Design Tools divides up into two different types of collections: Photoshop Brushes & Creative Tools, and Repeatable Backgrounds. These series were conceived as being useful to two distinct sets of users: Photoshop Brushes were geared more for crafters; Repeatable Backgrounds for graphic artists, 3-D artists and animators. What we've seen over the five years since we began publishing them is that they both seem to have a similar appeal to both groups.
In this post I'll talk about Photoshop Brushes, and touch on the other creative tools that you'll get in this kind of collection.
The idea is to let your creativity flow, and keep on flowing.
One of the big differences between making a composition in paint or drawing, as opposed to digitally in a software program like Adobe Photoshop Elements, is flow. If you're painting with real paint you load up the brush and off you go. But typically, if you're making a composition with clip art in Photoshop you go: File>Open>Choose File>Copy>Paste into second document. Those commands will put your desired clip art picture into a larger composition (for example), then you start to manipulate it. If it's a simple image–great, no big deal. But with a complex composition where you're adding 10 clip art images this gets incredibly tedious! – I always found all those steps highly disruptive of my creative process. Then one day I was turned on to Photoshop Brushes by a Dover customer who had called our tech support line. For someone who has used Photoshop longer than anyone else I know, I have to admit that I was really mortified that I hadn't ever really played with brushes. The caller described how she would take one of our collections, convert every image into a brush and arrange the brushes that she wanted to use in her 'Brushes Palette'. She'd then create a new blank image and immediately begin composing a complex picture by using all of the clip art brushes with the paintbrush, pencil and eraser tools. I tried it, and loved it. You could do so much—so quickly.
After mastering the basics I started to get inventive. There's two ways to quickly expand the expressive qualities of the brushes: One is to use them on a document made from different
layers, each with a different effect applied to it. The simple illustration below shows the difference between a bush used normally (no effects), and a brush used on a
layer with 'drop-shadow'.
No effects on the layer
Drop Shadow applied to the layer.
Now that's a very simplistic demonstration, but imagine an image with 10 different layers, each with a different effect. You can jump from brush to brush, layer to layer. The results that you can get this way are amazing—and fast!
The other way to expand the expressive qualities of a brush is to use what Photoshop calls 'Brush Dynamics'. These are a series of controls that are accessed through the 'Brush Palette' in Photoshop. Using them you can alter the way that a brush behaves—to make it more tactile, and responsive to your hand. You can use these dynamics to multiply the number of images in a stroke, add multiple colors, rotations atc. The first illustration is one stroke of the deer brush used without dynamics. It produces a single, simple image.

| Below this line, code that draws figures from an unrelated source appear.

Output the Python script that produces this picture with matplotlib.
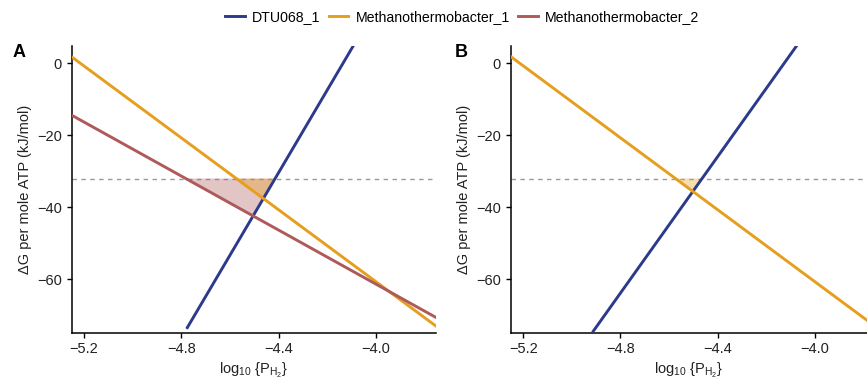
import numpy as np
import matplotlib
matplotlib.use("Agg")
import matplotlib.pyplot as plt
from matplotlib.lines import Line2D

plt.rcParams['font.family'] = ['Liberation Sans', 'DejaVu Sans']
plt.rcParams['mathtext.fontset'] = 'custom'
plt.rcParams['mathtext.rm'] = 'Liberation Sans'
plt.rcParams['mathtext.it'] = 'Liberation Sans:italic'

# line endpoints (log10 PH2, kJ/mol)
series_names = ['DTU068_1', 'Methanothermobacter_1', 'Methanothermobacter_2']
colors = {'DTU068_1': '#2B3A8A', 'Methanothermobacter_1': '#E69E1E',
          'Methanothermobacter_2': '#AE5A5A'}

meth1_x = [-5.25, -3.753]
meth1_y = [1.8, -73.0]
meth2_x = [-5.25, -3.753]
meth2_y = [-14.4, -70.6]
dtu_a_x = [-4.775, -4.093]
dtu_a_y = [-73.4, 4.9]
dtu_b_x = [-4.912, -4.075]
dtu_b_y = [-74.4, 4.9]

atp_cutoff = -32
xticks = [-5.2, -4.8, -4.4, -4.0]
yticks = [0, -20, -40, -60]


def line_coef(xs, ys):
    m = (ys[1] - ys[0]) / (xs[1] - xs[0])
    return m, ys[0] - m * xs[0]


def feasible_triangle(sx, sy, bx, by, level):
    # region below the cutoff, above the methanogen line, left of DTU068 line
    ms, cs = line_coef(sx, sy)
    mb, cb = line_coef(bx, by)
    x1 = (level - cs) / ms
    x2 = (level - cb) / mb
    x3 = (cb - cs) / (ms - mb)
    return [x1, x2, x3], [level, level, ms * x3 + cs]


def style_axes(ax, xlim):
    ax.set_xlim(*xlim)
    ax.set_ylim(-74.8, 4.9)
    ax.set_xticks(xticks)
    ax.set_xticklabels([f'{t:.1f}'.replace('-', '\u2212') for t in xticks])
    ax.set_yticks(yticks)
    ax.set_yticklabels([str(t).replace('-', '\u2212') for t in yticks])
    for s in ['top', 'right']:
        ax.spines[s].set_visible(False)
    for s in ['left', 'bottom']:
        ax.spines[s].set_linewidth(1.1)
    ax.tick_params(length=3.5, width=1, labelsize=10.5, colors='black',
                   labelcolor='#222222')
    ax.set_xlabel(r'log$_{10}$ {P$_{\mathrm{H}_2}$}', fontsize=10.5,
                  color='#222222', labelpad=3)
    ax.set_ylabel('\u0394G per mole ATP (kJ/mol)', fontsize=10.5,
                  color='#222222', labelpad=4)
    ax.axhline(atp_cutoff, color='#9a9a9a', lw=1, ls=(0, (3.2, 3.2)), zorder=1)


fig = plt.figure(figsize=(8.67, 3.78), dpi=100)
ax_a = fig.add_axes([0.0827, 0.12, 0.4203, 0.759])
ax_b = fig.add_axes([0.589, 0.12, 0.4106, 0.759])

# panel A
px, py = feasible_triangle(meth2_x, meth2_y, dtu_a_x, dtu_a_y, atp_cutoff)
ax_a.fill(px, py, color=colors['Methanothermobacter_2'], alpha=0.35, lw=0, zorder=2)
px, py = feasible_triangle(meth1_x, meth1_y, dtu_a_x, dtu_a_y, atp_cutoff)
ax_a.fill(px, py, color=colors['Methanothermobacter_1'], alpha=0.35, lw=0, zorder=2)
ax_a.plot(dtu_a_x, dtu_a_y, color=colors['DTU068_1'], lw=2.1, zorder=3)
ax_a.plot(meth1_x, meth1_y, color=colors['Methanothermobacter_1'], lw=2.1, zorder=3)
ax_a.plot(meth2_x, meth2_y, color=colors['Methanothermobacter_2'], lw=2.1, zorder=3)
style_axes(ax_a, (-5.25, -3.753))

# panel B
px, py = feasible_triangle(meth1_x, meth1_y, dtu_b_x, dtu_b_y, atp_cutoff)
ax_b.fill(px, py, color=colors['Methanothermobacter_1'], alpha=0.35, lw=0, zorder=2)
ax_b.plot(dtu_b_x, dtu_b_y, color=colors['DTU068_1'], lw=2.1, zorder=3)
ax_b.plot(meth1_x, meth1_y, color=colors['Methanothermobacter_1'], lw=2.1, zorder=3)
style_axes(ax_b, (-5.252, -3.787))

fig.text(0.015, 0.861, 'A', fontsize=13, fontweight='bold', va='center')
fig.text(0.525, 0.861, 'B', fontsize=13, fontweight='bold', va='center')

handles = [Line2D([], [], color=colors[n], lw=2.1) for n in series_names]
fig.legend(handles, series_names, loc='center', bbox_to_anchor=(0.533, 0.955),
           ncol=3, frameon=False, fontsize=10.2, handlelength=1.4,
           handletextpad=0.5, columnspacing=0.6)

fig.savefig('out.png', dpi=100)
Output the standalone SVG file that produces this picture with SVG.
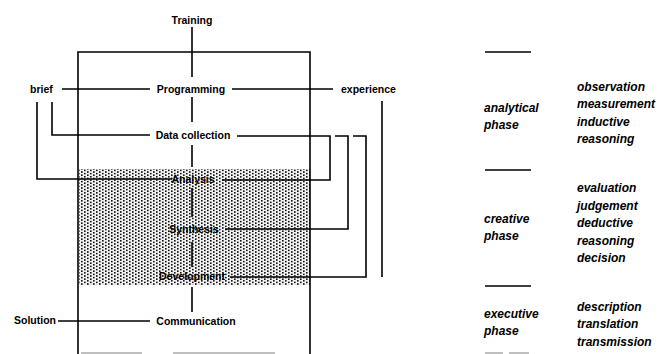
<svg xmlns="http://www.w3.org/2000/svg" width="661" height="354" viewBox="0 0 661 354">
<style>
.ln{fill:none;stroke:#000;stroke-width:1.6}
.gr{fill:none;stroke:#aaa;stroke-width:1.4}
.lb{font-family:"Liberation Sans",Arial,sans-serif;font-weight:bold;font-size:10.5px;fill:#000}
.it{font-family:"Liberation Sans",Arial,sans-serif;font-weight:bold;font-style:italic;font-size:12px;fill:#000}
</style>
<defs>
<pattern id="dots" width="6" height="3.2" patternUnits="userSpaceOnUse">
<rect width="6" height="3.2" fill="#f2f2f2"/>
<rect x="0" y="0" width="1.6" height="1.6" fill="#111"/>
<rect x="3" y="1.6" width="1.6" height="1.6" fill="#111"/>
</pattern>
</defs>
<rect id="shade" x="79" y="169" width="231" height="116" fill="url(#dots)"/>
<g id="frame">
<path class="ln" d="M78,354 V52 H310 V354"/>
<path class="gr" d="M81,353 H142 M173,353 H275"/>
</g>
<g id="connectors">
<path class="ln" d="M192,27 V77"/>
<path class="ln" d="M192,97 V122 M192,145 V167 M192,188 V217 M192,242 V267 M192,287 V312"/>
<path class="ln" d="M62,89 H150 M232,89 H333"/>
<path class="ln" d="M37,102 V179 H172"/>
<path class="ln" d="M52,102 V135 H150"/>
<path class="ln" d="M237,136 H330 V180 H222"/>
<path class="ln" d="M335,136 H348 V229 H225"/>
<path class="ln" d="M353,136 H366 V277 H230"/>
<path class="ln" d="M382,101 V277"/>
<path class="ln" d="M58,321 H150"/>
</g>
<g id="n-training"><text class="lb" x="192" y="24" text-anchor="middle">Training</text></g>
<g id="n-brief"><text class="lb" x="30" y="93">brief</text></g>
<g id="n-programming"><text class="lb" x="191" y="93" text-anchor="middle">Programming</text></g>
<g id="n-experience"><text class="lb" x="341" y="93">experience</text></g>
<g id="n-datacollection"><text class="lb" x="193" y="139" text-anchor="middle">Data collection</text></g>
<g id="n-analysis"><text class="lb" x="193" y="183" text-anchor="middle">Analysis</text></g>
<g id="n-synthesis"><text class="lb" x="194" y="233" text-anchor="middle">Synthesis</text></g>
<g id="n-development"><text class="lb" x="192" y="280" text-anchor="middle">Development</text></g>
<g id="n-communication"><text class="lb" x="196" y="325" text-anchor="middle">Communication</text></g>
<g id="n-solution"><text class="lb" x="14" y="324">Solution</text></g>
<g id="legend">
<path class="ln" d="M485,52 H531 M485,170 H531 M485,286 H531"/>
<path class="gr" d="M485,353 H503 M509,353 H529"/>
<text class="it" x="484" y="112">analytical</text>
<text class="it" x="484" y="129">phase</text>
<text class="it" x="577" y="91">observation</text>
<text class="it" x="577" y="108">measurement</text>
<text class="it" x="577" y="126">inductive</text>
<text class="it" x="577" y="143">reasoning</text>
<text class="it" x="484" y="223">creative</text>
<text class="it" x="484" y="240">phase</text>
<text class="it" x="577" y="192">evaluation</text>
<text class="it" x="577" y="210">judgement</text>
<text class="it" x="577" y="227">deductive</text>
<text class="it" x="577" y="245">reasoning</text>
<text class="it" x="577" y="262">decision</text>
<text class="it" x="484" y="318">executive</text>
<text class="it" x="484" y="335">phase</text>
<text class="it" x="577" y="311">description</text>
<text class="it" x="577" y="328">translation</text>
<text class="it" x="577" y="346">transmission</text>
</g>
</svg>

The second illustration shows a single stroke with the same brush, but with several different dynamics applied: shape dynamics, scattering, color dynamics, and smoothing. You can render a whole herd of deer with a single stroke.

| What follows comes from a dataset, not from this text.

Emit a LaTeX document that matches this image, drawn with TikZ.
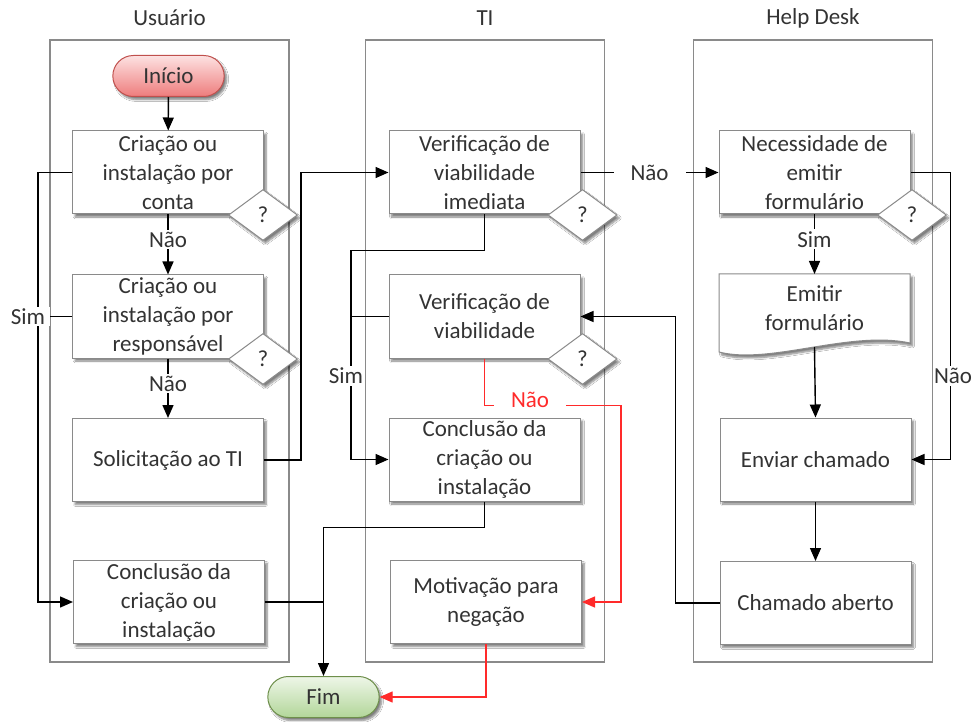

This type of brush dynamic can help create very painterly background effects when used with the set of 'paint stroke' brushes that comes with each collection.
Also included in each Photoshop Brush & Creative Tools collection are Photoshop Custom Shapes, which are vector based images that can be 'stamped' into compositions; and Photoshop Styles, which are complex effects that can easily be applied to Custom Shapes, to create immediate rich, nuanced qualities.